What Oauth Scopes Do in a Self-Hosted Instance

The login prompt feels simple. Enter credentials, click authorize. But behind it, Oauth scopes decide everything—what the app can touch, what it cannot, and how deeply it can dig into your data. In a self-hosted instance, those scopes are both your armor and your attack surface. Mismanage them, and you open doors you’ll never close. Manage them well, and you control access with surgical precision.

What Oauth Scopes Do in a Self-Hosted Instance

Oauth scopes define the boundaries for API access. Each scope is a rule: a permission name that your service enforces. In a self-hosted environment, you set and maintain these rules without relying on a third-party. That means you can customize permissions to match internal security policies, regulatory requirements, and unique architecture constraints.

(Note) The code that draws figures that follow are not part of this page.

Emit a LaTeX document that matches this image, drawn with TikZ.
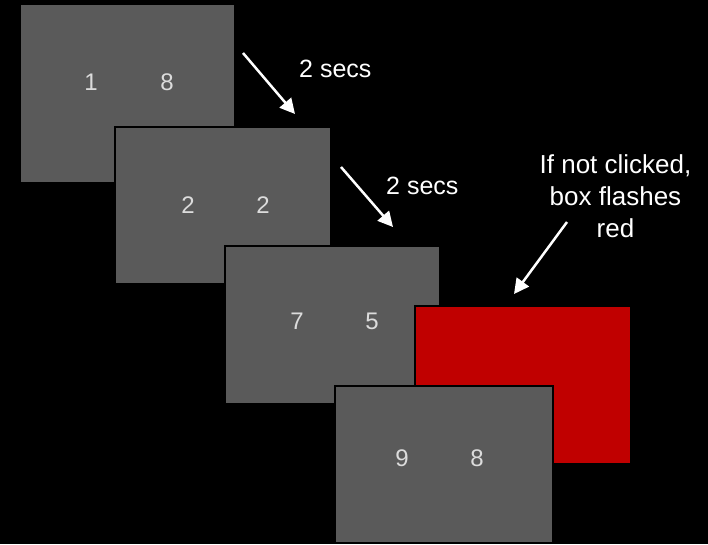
\documentclass[tikz,border=0pt]{standalone}
\usepackage{fontspec}
\setmainfont{Liberation Sans}
\usetikzlibrary{arrows.meta}
\definecolor{screengray}{HTML}{5A5A5A}
\definecolor{flashred}{HTML}{C00000}
\definecolor{digitgray}{HTML}{DCDCDC}
\tikzset{
  screen/.style={rectangle, fill=screengray, draw=black, line width=2pt, inner sep=0pt, anchor=north west},
  flash/.style={screen, fill=flashred},
  digit/.style={text=digitgray, font=\fontsize{24}{24}\selectfont, inner sep=0pt},
  label/.style={text=white, font=\fontsize{25}{25}\selectfont, inner sep=0pt, anchor=base west},
  note/.style={text=white, font=\fontsize{26}{32}\selectfont, inner sep=0pt, align=center, anchor=base},
  timearrow/.style={draw=white, line width=2.5pt, -{Triangle[length=15pt,width=15pt]}}
}
\begin{document}
\begin{tikzpicture}[x=1pt,y=-1pt]
\fill[black] (0,0) rectangle (708,544);
\useasboundingbox (0,0) rectangle (708,544);
% screens
\node[screen, minimum width=215pt, minimum height=179pt] (s1) at (19,3) {};
\node[screen, minimum width=216pt, minimum height=157pt] (s2) at (114,126) {};
\node[screen, minimum width=215pt, minimum height=158pt] (s3) at (224,245) {};
\node[flash, minimum width=216pt, minimum height=158pt] (sr) at (414,305) {};
\node[screen, minimum width=218pt, minimum height=157pt] (s4) at (334,385) {};
% digits
\node[digit] (d11) at (91,82.5) {1};
\node[digit] (d12) at (167,82.5) {8};
\node[digit] (d21) at (188,205.5) {2};
\node[digit] (d22) at (263,205.5) {2};
\node[digit] (d31) at (297,321.5) {7};
\node[digit] (d32) at (372,321.5) {5};
\node[digit] (d41) at (402,458.5) {9};
\node[digit] (d42) at (477,458.5) {8};
% labels
\node[label] (t1) at (299,77) {2 secs};
\node[label] (t2) at (386,194) {2 secs};
\node[note] (t3) at (615.5,237) {If not clicked,\\box flashes\\red};
% arrows
\coordinate (a1s) at (243,53);
\coordinate (a1e) at (295,114);
\coordinate (a2s) at (341,167);
\coordinate (a2e) at (393,227);
\coordinate (a3s) at (567,222);
\coordinate (a3e) at (514,294);
\draw[timearrow] (a1s) -- (a1e);
\draw[timearrow] (a2s) -- (a2e);
\draw[timearrow] (a3s) -- (a3e);
\end{tikzpicture}
\end{document}
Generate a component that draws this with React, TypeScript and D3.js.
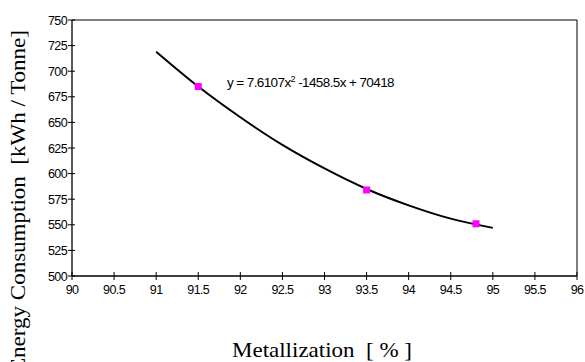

Principles of Oauth Scopes Management

  1. Minimize Scope Grants – Grant only the scopes required for the task. No blanket access.
  2. Use Scope Grouping – Cluster scopes into logical sets that represent business functions. This keeps configuration cleaner and reduces human error when updating roles.
  3. Enforce Scope Validation – Validate requested scopes against an allowlist at the token issuance stage. Reject tokens that ask for unapproved scopes.
  4. Audit Tokens Regularly – Monitor active tokens and their associated scopes. Remove stale or unused tokens.

Implementation Best Practices for Self-Hosted Instances

  • Central Configuration: Maintain a single source of truth for scope definitions. Store this in version-controlled configuration files.
  • Automated Revocation: Build tooling to immediately revoke tokens with risky scopes or when user roles change.
  • Logging and Alerts: Track all scope requests. Alert on anomalies such as unusual combinations or repeated failures.
  • Integration Testing: Test scope enforcement as part of your CI/CD pipeline to catch privilege escalation bugs before deployment.

Security Advantages of Self-Hosting

Managing Oauth scopes in a self-hosted instance gives you full visibility into how tokens are issued and validated. No opaque logs, no dependency on external policy changes. It also lets you implement advanced scope hierarchies and dynamic scope assignment based on runtime checks, something most SaaS environments limit or charge extra for.

Performance and Scalability Notes

Scope checks should be fast and inline with authentication, not bolted on later. Cache static scope configurations in memory while keeping an immutable record in persistent storage. In high-throughput systems, this avoids latency spikes from scope evaluations.

Control the keys. Shape the boundaries. Own the permissions outright. That’s how you master Oauth scopes in a self-hosted instance.